__Aim of the task__: Check the listing below line by line and report how many lines hold "this", with no other words.

[Figure scripts]
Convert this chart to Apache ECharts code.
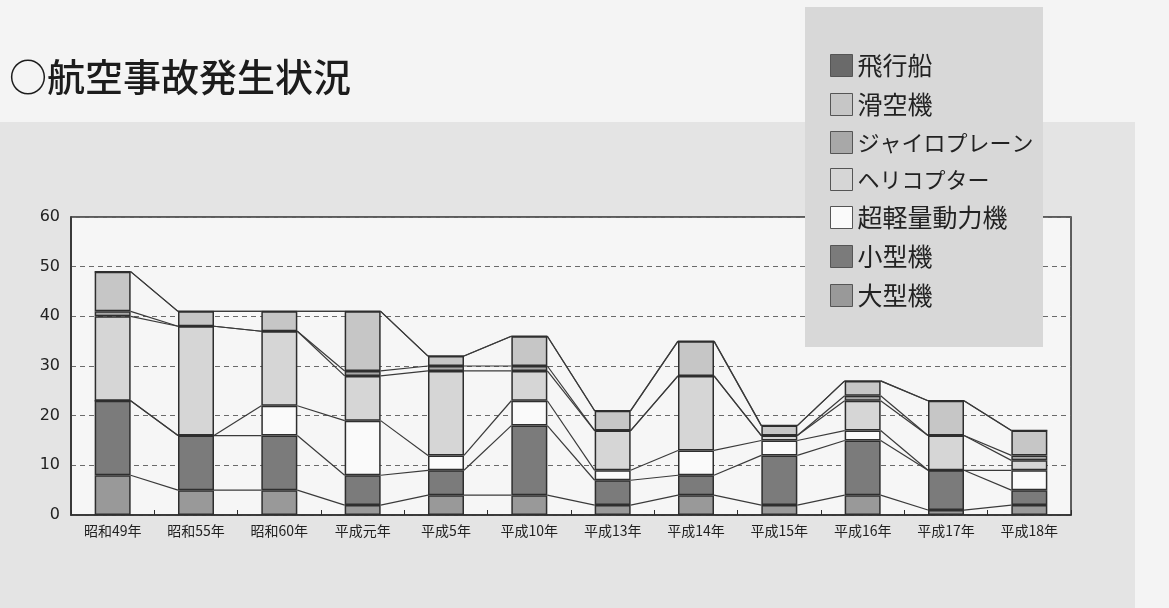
<!DOCTYPE html>
<html>
<head>
<meta charset="utf-8">
<script src="https://cdn.jsdelivr.net/npm/echarts@6/dist/echarts.min.js"></script>
<style>
html,body{margin:0;padding:0;background:#f3f3f3;}
#chart{width:1169px;height:608px;}
</style>
</head>
<body>
<div id="chart"></div>
<script>
// ---- data ----
var categories = ['昭和49年','昭和55年','昭和60年','平成元年','平成5年','平成10年','平成13年','平成14年','平成15年','平成16年','平成17年','平成18年'];
var largePlane   = [8, 5, 5, 2, 4, 4, 2, 4, 2, 4, 1, 2];      // 大型機
var smallPlane   = [15, 11, 11, 6, 5, 14, 5, 4, 10, 11, 8, 3]; // 小型機
var ultralight   = [0, 0, 6, 11, 3, 5, 2, 5, 3, 2, 0, 4];     // 超軽量動力機
var helicopter   = [17, 22, 15, 9, 17, 6, 8, 15, 1, 6, 7, 2]; // ヘリコプター
var gyroplane    = [1, 0, 0, 1, 1, 1, 0, 0, 0, 1, 0, 1];      // ジャイロプレーン
var glider       = [8, 3, 4, 12, 2, 6, 4, 7, 2, 3, 7, 5];     // 滑空機
var airship      = [0, 0, 0, 0, 0, 0, 0, 0, 0, 0, 0, 0];      // 飛行船
var yTicks = [0, 10, 20, 30, 40, 50, 60];
var legendOrder = ['飛行船','滑空機','ジャイロプレーン','ヘリコプター','超軽量動力機','小型機','大型機'];

var seriesDefs = [
  {name:'大型機', data: largePlane, color:'#999999'},
  {name:'小型機', data: smallPlane, color:'#7b7b7b'},
  {name:'超軽量動力機', data: ultralight, color:'#fafafa'},
  {name:'ヘリコプター', data: helicopter, color:'#d6d6d6'},
  {name:'ジャイロプレーン', data: gyroplane, color:'#a8a8a8'},
  {name:'滑空機', data: glider, color:'#c6c6c6'},
  {name:'飛行船', data: airship, color:'#6a6a6a'}
];

// cumulative levels for connector lines
var connectorData = [];
var cum = categories.map(function(){return 0;});
seriesDefs.forEach(function(s){
  cum = cum.map(function(c, i){ return c + s.data[i]; });
  for (var i = 0; i < categories.length - 1; i++) {
    connectorData.push([i, cum[i], i + 1, cum[i + 1]]);
  }
});

var BAR_W = 36;
var series = seriesDefs.map(function(s){
  return {
    name: s.name,
    type: 'bar',
    stack: 'total',
    barWidth: BAR_W,
    data: s.data,
    itemStyle: {color: s.color, borderColor: '#2e2e2e', borderWidth: 1.5},
    emphasis: {disabled: true},
    z: 2
  };
});
series.push({
  type: 'custom',
  name: 'connectors',
  silent: true,
  z: 2,
  data: connectorData,
  renderItem: function(params, api){
    var p1 = api.coord([api.value(0), api.value(1)]);
    var p2 = api.coord([api.value(2), api.value(3)]);
    return {
      type: 'line',
      shape: {x1: p1[0] + BAR_W/2, y1: p1[1], x2: p2[0] - BAR_W/2, y2: p2[1]},
      style: {stroke: '#3a3a3a', lineWidth: 1.2}
    };
  }
});

var chart = echarts.init(document.getElementById('chart'));
chart.setOption({
  animation: false,
  backgroundColor: 'transparent',
  graphic: [
    {type:'rect', z:-100, silent:true, shape:{x:0,y:0,width:1169,height:608}, style:{fill:'#f4f4f4'}},
    {type:'rect', z:-99, silent:true, shape:{x:0,y:122,width:1135,height:486}, style:{fill:'#e4e4e4'}},
    {type:'rect', z:5, silent:true, shape:{x:805,y:7,width:238,height:340}, style:{fill:'#d8d8d8'}}
  ],
  title: {
    text: '○航空事故発生状況',
    left: 4, top: 53,
    textStyle: {fontSize: 38, fontWeight: 500, color: '#1c1c1c', fontFamily: 'Noto Sans CJK JP'}
  },
  legend: {
    orient: 'vertical',
    left: 830, top: 53,
    padding: 0,
    itemWidth: 22, itemHeight: 22, itemGap: 14,
    icon: 'rect',
    selectedMode: false,
    data: legendOrder,
    formatter: function(name){
      return /[ァ-ヶー]/.test(name) ? '{k|' + name + '}' : '{c|' + name + '}';
    },
    textStyle: {
      color: '#222', fontFamily: 'Noto Sans CJK JP', lineHeight: 22, height: 22,
      rich: {
        k: {fontSize: 22, lineHeight: 22, height: 22, color: '#222', fontFamily: 'Noto Sans CJK JP'},
        c: {fontSize: 25, lineHeight: 22, height: 22, color: '#222', fontFamily: 'Noto Sans CJK JP'}
      }
    },
    itemStyle: {borderColor: '#555', borderWidth: 1},
    z: 10
  },
  grid: {
    left: 71, right: 98, top: 217, bottom: 93,
    show: true, backgroundColor: '#f6f6f6', borderColor: '#2e2e2e', borderWidth: 1.5
  },
  xAxis: {
    type: 'category',
    data: categories,
    axisLine: {lineStyle: {color: '#2e2e2e', width: 1.5}},
    axisTick: {show: true, inside: true, length: 5, lineStyle: {color: '#2e2e2e'}},
    axisLabel: {margin: 9, fontSize: 14, color: '#222', fontFamily: 'Noto Sans CJK JP'}
  },
  yAxis: {
    type: 'value',
    min: yTicks[0], max: yTicks[yTicks.length - 1], interval: 10,
    axisLine: {show: true, lineStyle: {color: '#2e2e2e', width: 1.5}},
    axisTick: {show: false},
    axisLabel: {margin: 11, fontSize: 16, color: '#222', fontFamily: 'DejaVu Sans'},
    splitLine: {show: true, lineStyle: {color: '#6a6a6a', type: [5, 4], width: 1}}
  },
  series: series
});
</script>
</body>
</html>
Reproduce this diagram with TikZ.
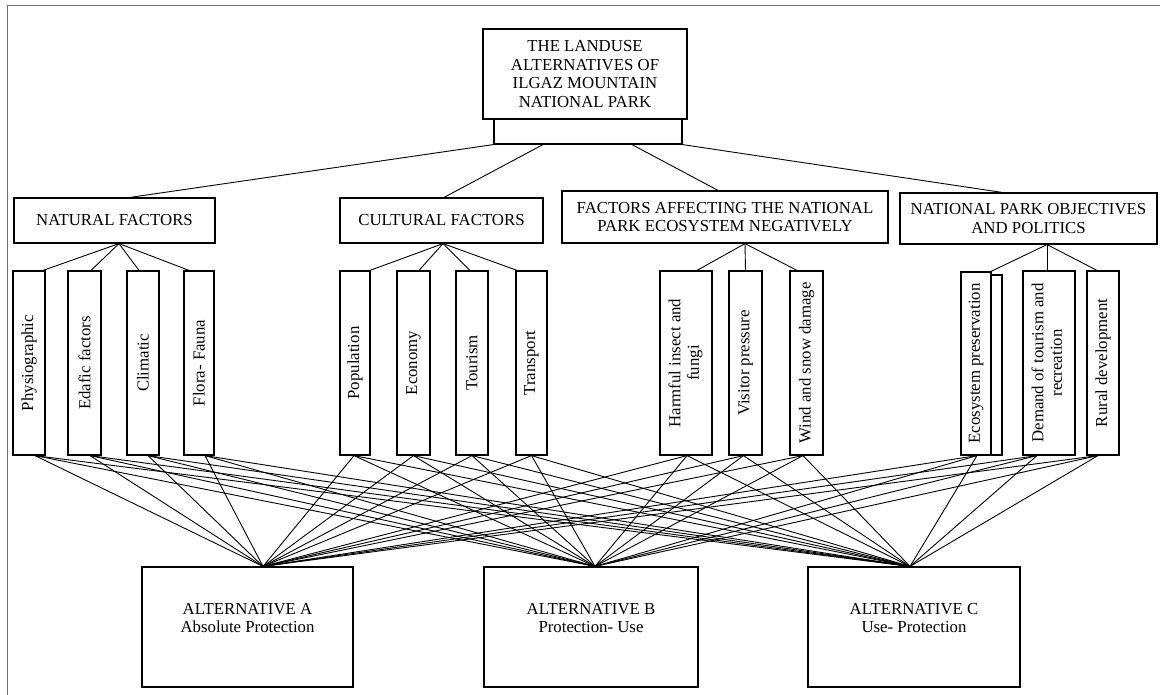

__Finished exercise__: 2